The translation is quite good, getting the randomness and stupidity of Seo’s universe across with appropriate verve. One example: In the third/fifth Biography the translator gets bureaucratese exactly right:

The background to his becoming that most hated of entities, a police informer, was not without its own extenuating circumstances. However, a prolix introduction of such trivialities at the beginning of this account is not to the purpose. Suffice it to say that the noble ambience emanating from his single character name indicated that he was the seed of a family line of some substance.

That’s just brilliant stuff by Seo and Kevin O’Rourke, with the language simultaneously amplifying and deflating the bureaucratic pretensions of the narrator.

The liner notes, on the other hand, seem a bit suspect to me.

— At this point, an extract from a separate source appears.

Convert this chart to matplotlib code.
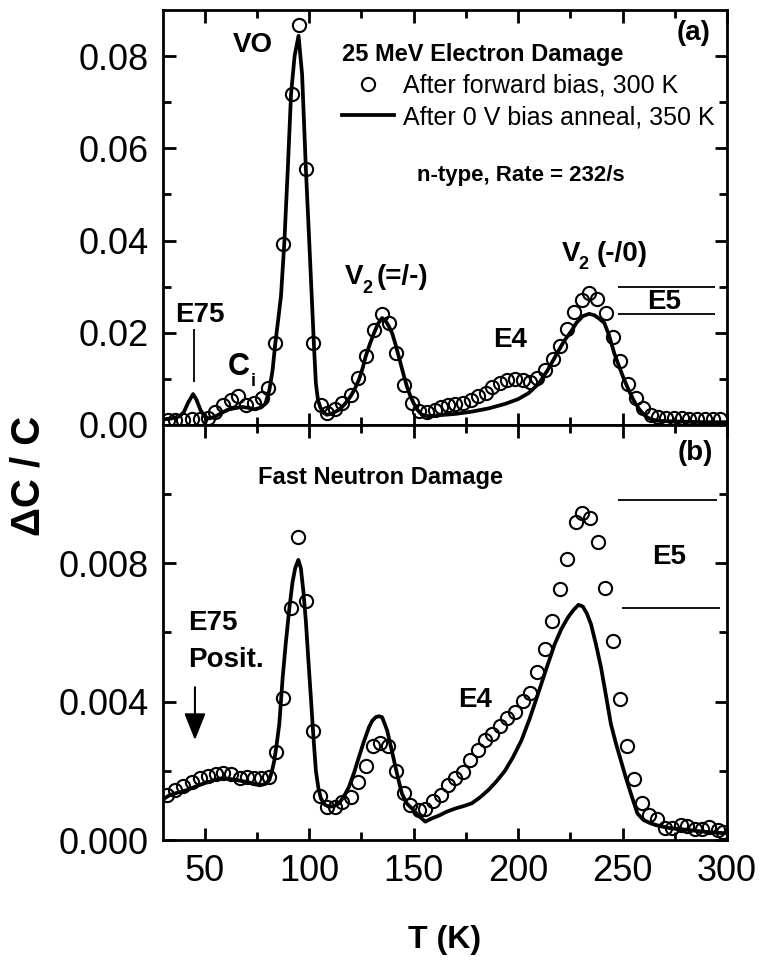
import numpy as np
import matplotlib
matplotlib.use('Agg')
import matplotlib.pyplot as plt
from matplotlib.ticker import FixedLocator, FormatStrFormatter

plt.rcParams['font.family'] = ['Liberation Sans', 'DejaVu Sans']

# (a) 25 MeV electron damage -- after forward bias, 300 K (circles)
t_a_fb = [32.4, 35.7, 39.5, 43.7, 47.6, 51.4, 54.8, 58.6, 62.4, 65.9, 69.8, 73.8,
          77.5, 80.5, 83.8, 87.6, 91.6, 95.2, 98.7, 101.9, 105.6, 108.7, 112.4,
          115.9, 119.8, 123.5, 127.3, 131.0, 134.9, 138.1, 141.6, 145.2, 149.2,
          152.7, 156.3, 160.0, 163.0, 166.5, 170.0, 173.4, 177.5, 181.0, 184.4,
          187.6, 191.3, 194.9, 198.4, 202.4, 205.6, 209.2, 212.7, 216.7, 219.9,
          223.5, 227.0, 230.5, 234.1, 237.8, 242.0, 245.2, 248.9, 252.7, 256.3,
          260.0, 263.5, 267.2, 270.9, 274.6, 278.3, 282.0, 285.7, 289.4, 293.1, 296.8]
dc_a_fb = [0.0010, 0.0011, 0.0011, 0.0013, 0.0013, 0.0015, 0.0029, 0.0043, 0.0054,
           0.0062, 0.0043, 0.0047, 0.0058, 0.0080, 0.0178, 0.0393, 0.0717, 0.0867,
           0.0556, 0.0178, 0.0043, 0.0027, 0.0035, 0.0047, 0.0065, 0.0101, 0.0150,
           0.0207, 0.0241, 0.0221, 0.0156, 0.0087, 0.0047, 0.0031, 0.0029, 0.0033,
           0.0039, 0.0043, 0.0046, 0.0048, 0.0054, 0.0062, 0.0070, 0.0082, 0.0091,
           0.0098, 0.0099, 0.0098, 0.0094, 0.0101, 0.0120, 0.0143, 0.0172, 0.0208,
           0.0244, 0.0272, 0.0286, 0.0274, 0.0242, 0.0191, 0.0138, 0.0089, 0.0058,
           0.0036, 0.0022, 0.0017, 0.0015, 0.0014, 0.0014, 0.0013, 0.0013, 0.0013,
           0.0012, 0.0012]

# (a) after 0 V bias anneal, 350 K (line)
t_a_an = [30, 34, 38, 40, 42, 44.4, 46, 48, 50, 52, 55, 58, 61, 65, 68, 71, 74, 77,
          79, 80.9, 82.5, 83.8, 85.2, 86.5, 88.1, 89.8, 91.3, 93.0, 94.9, 96.6, 98.4,
          100, 101.3, 102.3, 103.2, 104.2, 105.5, 107, 108.5, 111, 114.3, 117, 119.8,
          121.8, 123.8, 125.5, 127, 129, 131, 133, 134.9, 136.5, 138, 139.7, 141.3,
          142.9, 145, 146.8, 148.5, 150, 152, 154, 157, 162, 170, 178, 186, 194, 200,
          205, 210, 214.3, 218, 222, 225.4, 228, 231, 234, 236.5, 239, 241.3, 243.5,
          246, 248.5, 250.8, 253, 255.6, 258, 260.3, 262, 264, 267, 272, 280, 290, 300]
dc_a_an = [0.0012, 0.0014, 0.0019, 0.0028, 0.0048, 0.0067, 0.0055, 0.0032, 0.0018,
           0.0014, 0.0018, 0.0026, 0.0033, 0.0037, 0.0039, 0.0037, 0.0034, 0.0038,
           0.0046, 0.0075, 0.0120, 0.0178, 0.0230, 0.0280, 0.0396, 0.0560, 0.0717,
           0.0800, 0.0844, 0.0760, 0.0556, 0.0400, 0.0270, 0.0170, 0.0090, 0.0054,
           0.0036, 0.0026, 0.0022, 0.0025, 0.0033, 0.0045, 0.0062, 0.0078, 0.0098,
           0.0122, 0.0148, 0.0175, 0.0199, 0.0220, 0.0232, 0.0226, 0.0215, 0.0199,
           0.0175, 0.0148, 0.0112, 0.0083, 0.0062, 0.0047, 0.0032, 0.0022, 0.0019,
           0.0021, 0.0024, 0.0029, 0.0036, 0.0046, 0.0056, 0.0069, 0.0090, 0.0120,
           0.0150, 0.0182, 0.0203, 0.0222, 0.0236, 0.0241, 0.0238, 0.0230, 0.0221,
           0.0195, 0.0156, 0.0125, 0.0098, 0.0075, 0.0051, 0.0034, 0.0022, 0.0016,
           0.0012, 0.0009, 0.0008, 0.0007, 0.0006, 0.0006]

# (b) fast neutron damage -- circles
t_b_fb = [31.7, 35.7, 39.7, 43.7, 47.6, 51.6, 55.2, 58.7, 62.7, 66.7, 70.2, 73.8,
          77.0, 80.9, 84.1, 87.6, 91.3, 94.8, 98.4, 101.6, 105.1, 108.7, 112.4,
          115.9, 119.9, 123.5, 127.3, 130.5, 134.1, 137.8, 141.6, 145.2, 148.4,
          152.4, 155.6, 159.5, 163.2, 166.4, 169.9, 173.5, 177.0, 180.6, 184.1,
          187.6, 191.3, 194.9, 198.7, 202.4, 205.6, 209.2, 212.7, 216.3, 220.1,
          223.5, 227.5, 230.6, 234.6, 238.1, 241.8, 245.2, 248.9, 252.0, 255.6,
          259.5, 262.7, 266.7, 270.1, 273.8, 277.8, 281.0, 284.5, 288.0, 291.3,
          295.5, 298.0]
dc_b_fb = [0.00130, 0.00144, 0.00155, 0.00168, 0.00178, 0.00185, 0.00192, 0.00194,
           0.00192, 0.00180, 0.00182, 0.00178, 0.00180, 0.00182, 0.00254, 0.00410,
           0.00670, 0.00875, 0.00690, 0.00316, 0.00127, 0.00096, 0.00096, 0.00110,
           0.00125, 0.00168, 0.00213, 0.00273, 0.00280, 0.00273, 0.00200, 0.00136,
           0.00100, 0.00086, 0.00091, 0.00113, 0.00130, 0.00158, 0.00178, 0.00197,
           0.00232, 0.00261, 0.00290, 0.00307, 0.00331, 0.00352, 0.00369, 0.00403,
           0.00424, 0.00487, 0.00552, 0.00633, 0.00726, 0.00812, 0.00918, 0.00945,
           0.00930, 0.00863, 0.00729, 0.00574, 0.00408, 0.00273, 0.00175, 0.00106,
           0.00072, 0.00060, 0.00034, 0.00034, 0.00043, 0.00040, 0.00032, 0.00032,
           0.00038, 0.00030, 0.00022]

# (b) line
t_b_an = [30, 33.3, 37, 41.3, 45, 49.2, 53, 57.1, 60, 63.5, 66.5, 69.9, 73, 76.2, 79,
          80.9, 82.2, 83.3, 84.5, 85.7, 87.3, 88.8, 90.5, 92, 93.3, 94.8, 96, 97.2,
          98.4, 99.6, 100.8, 102, 103.2, 104.4, 105.6, 107.5, 109.5, 112, 114.3,
          116.5, 119, 121.5, 123.8, 126.2, 128.6, 130.2, 131.8, 133.3, 134.9, 136.2,
          137.3, 139.3, 141.3, 142.9, 144.4, 146.8, 149.2, 152.4, 155.6, 158.5, 161.9,
          165.9, 169.9, 173.9, 177.8, 181.7, 185.7, 189.7, 193.7, 197.6, 201.6, 205.5,
          209.5, 213.5, 217.5, 220.7, 223.8, 226.5, 228.9, 231, 232.9, 234.9, 237.3,
          239.7, 242, 244.4, 246.8, 249.2, 251.6, 254, 257.1, 260, 263.5, 268, 273,
          280, 288.9, 298, 300]
dc_b_an = [0.00118, 0.00130, 0.00137, 0.00144, 0.00153, 0.00163, 0.00170, 0.00178,
           0.00178, 0.00175, 0.00172, 0.00168, 0.00163, 0.00158, 0.00162, 0.00173,
           0.00200, 0.00230, 0.00280, 0.00336, 0.00470, 0.00570, 0.00670, 0.00745,
           0.00786, 0.00810, 0.00786, 0.00720, 0.00633, 0.00520, 0.00412, 0.00300,
           0.00200, 0.00150, 0.00120, 0.00102, 0.00096, 0.00098, 0.00106, 0.00125,
           0.00153, 0.00195, 0.00240, 0.00285, 0.00326, 0.00345, 0.00355, 0.00358,
           0.00355, 0.00335, 0.00317, 0.00265, 0.00211, 0.00170, 0.00134, 0.00105,
           0.00091, 0.00070, 0.00053, 0.00062, 0.00070, 0.00082, 0.00091, 0.00098,
           0.00106, 0.00123, 0.00144, 0.00170, 0.00200, 0.00240, 0.00288, 0.00350,
           0.00422, 0.00495, 0.00566, 0.00610, 0.00643, 0.00665, 0.00680, 0.00675,
           0.00655, 0.00624, 0.00565, 0.00499, 0.00420, 0.00336, 0.00280, 0.00230,
           0.00180, 0.00134, 0.00077, 0.00058, 0.00048, 0.00040, 0.00034, 0.00030,
           0.00024, 0.00020, 0.00020]

x_major = [50, 100, 150, 200, 250, 300]
x_minor = [75, 125, 175, 225, 275]
ya_major = [0.0, 0.02, 0.04, 0.06, 0.08]
ya_minor = [0.01, 0.03, 0.05, 0.07]
yb_major = [0.0, 0.004, 0.008]
yb_minor = [0.002, 0.006, 0.010]


def style(ax):
    for s in ax.spines.values():
        s.set_linewidth(2)
    ax.tick_params(which='both', direction='in', top=True, right=True,
                   width=2, labelsize=26, pad=10)
    ax.tick_params(which='major', length=9)
    ax.tick_params(which='minor', length=6)
    ax.xaxis.set_major_locator(FixedLocator(x_major))
    ax.xaxis.set_minor_locator(FixedLocator(x_minor))


def series(ax, t_c, v_c, t_l, v_l):
    circ, = ax.plot(t_c, v_c, 'o', mfc='none', mec='k', ms=9.5, mew=1.5)
    line, = ax.plot(t_l, v_l, '-', color='k', lw=2.7)
    return circ, line


fig = plt.figure(figsize=(7.63, 9.61), dpi=100)
ax1 = fig.add_axes([0.2136, 0.5578, 0.7392, 0.4318])
ax2 = fig.add_axes([0.2136, 0.1259, 0.7392, 0.4319], sharex=ax1)

circ, line = series(ax1, t_a_fb, dc_a_fb, t_a_an, dc_a_an)
series(ax2, t_b_fb, dc_b_fb, t_b_an, dc_b_an)

for ax in (ax1, ax2):
    style(ax)
ax1.set_xlim(30, 300)
ax1.set_ylim(0, 0.09)
ax1.yaxis.set_major_locator(FixedLocator(ya_major))
ax1.yaxis.set_minor_locator(FixedLocator(ya_minor))
ax1.yaxis.set_major_formatter(FormatStrFormatter('%.2f'))
ax1.tick_params(labelbottom=False)
ax2.set_ylim(0, 0.012)
ax2.yaxis.set_major_locator(FixedLocator(yb_major))
ax2.yaxis.set_minor_locator(FixedLocator(yb_minor))
ax2.yaxis.set_major_formatter(FormatStrFormatter('%.3f'))

leg = ax1.legend([circ, line],
                 ['After forward bias, 300 K', 'After 0 V bias anneal, 350 K'],
                 loc='upper left', bbox_to_anchor=(0.317, 0.92), frameon=False,
                 fontsize=18, title='25 MeV Electron Damage',
                 title_fontproperties={'weight': 'bold', 'size': 17},
                 alignment='left', handlelength=2.1, handletextpad=0.33,
                 borderpad=0, borderaxespad=0, labelspacing=0.3)

bold = dict(fontweight='bold', ha='left', va='center')
# panel (a) labels
ax1.text(63.5, 0.0824, 'VO', fontsize=20, **bold)
ax1.text(151.6, 0.0542, 'n-type, Rate = 232/s', fontsize=16, **bold)
ax1.text(276.1, 0.0850, '(a)', fontsize=20, **bold)
ax1.text(35.7, 0.0239, 'E75', fontsize=20, **bold)
ax1.vlines(44.8, 0.0093, 0.0208, color='k', lw=1.3)
ax1.text(61.1, 0.0126, 'C', fontsize=22, **bold)
ax1.text(72.0, 0.0094, 'i', fontsize=13, **bold)
ax1.text(117.1, 0.0321, 'V', fontsize=20, **bold)
ax1.text(125.6, 0.0295, '2', fontsize=13, **bold)
ax1.text(132.4, 0.0321, '(=/-)', fontsize=20, **bold)
ax1.text(221.0, 0.0371, 'V', fontsize=20, **bold)
ax1.text(229.0, 0.0347, '2', fontsize=13, **bold)
ax1.text(237.8, 0.0371, '(-/0)', fontsize=20, **bold)
ax1.text(188.0, 0.0184, 'E4', fontsize=20, **bold)
ax1.text(261.7, 0.0267, 'E5', fontsize=20, **bold)
ax1.hlines([0.0299, 0.0241], 247.8, 294.2, color='k', lw=1.3)

# panel (b) labels
ax2.text(75.5, 0.01047, 'Fast Neutron Damage', fontsize=17, **bold)
ax2.text(276.5, 0.01119, '(b)', fontsize=20, **bold)
ax2.text(42.0, 0.00627, 'E75', fontsize=20, **bold)
ax2.text(42.0, 0.00520, 'Posit.', fontsize=20, **bold)
ax2.annotate('', xy=(45.3, 0.00289), xytext=(45.3, 0.00442),
             arrowprops=dict(arrowstyle='-|>,head_length=0.55,head_width=0.22',
                             color='k', lw=1.5, mutation_scale=30,
                             shrinkA=0, shrinkB=0))
ax2.text(171.2, 0.00405, 'E4', fontsize=20, **bold)
ax2.text(264.1, 0.00818, 'E5', fontsize=20, **bold)
ax2.hlines(0.00983, 247.8, 295.2, color='k', lw=1.3)
ax2.hlines(0.00671, 249.7, 296.6, color='k', lw=1.3)

fig.text(0.0367, 0.505, '\u0394C / C', rotation=90, fontsize=29,
         fontweight='bold', ha='center', va='center')
fig.text(0.583, 0.022, 'T (K)', fontsize=23, fontweight='bold',
         ha='center', va='center')

fig.savefig('out.png', dpi=100)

They claim:

Ma Rok, which stands for the various protagonists with the surname of Ma in this series of five short stories (of which only three are included here), actually means “the horse and the deer” in Chinese. This odd combination of the two animals refers to a classical Chinese anecdote in which the powerful can coerce others into seeing a horse as a deer.

I’m honestly not sure how this applies to the book I was reading as this particular anecdote is more about the coercive power of the state, and the stories in Ma Rok are much more focused on randomness. I’d be much more likely to attribute the title to another Chinese anecdote, the race of the horse and the deer, in which a horse and a deer who are friends are brought to death and slavery by their absurd envy, and the power of the fox. In addition, “marok” is the Japanese word for idiot, which also seems a bit closer to the mark. I have a suspicion that the liner notes are in some kind of error here, although only Seo could know for sure, and I’m not sure how to get in touch with him to find out.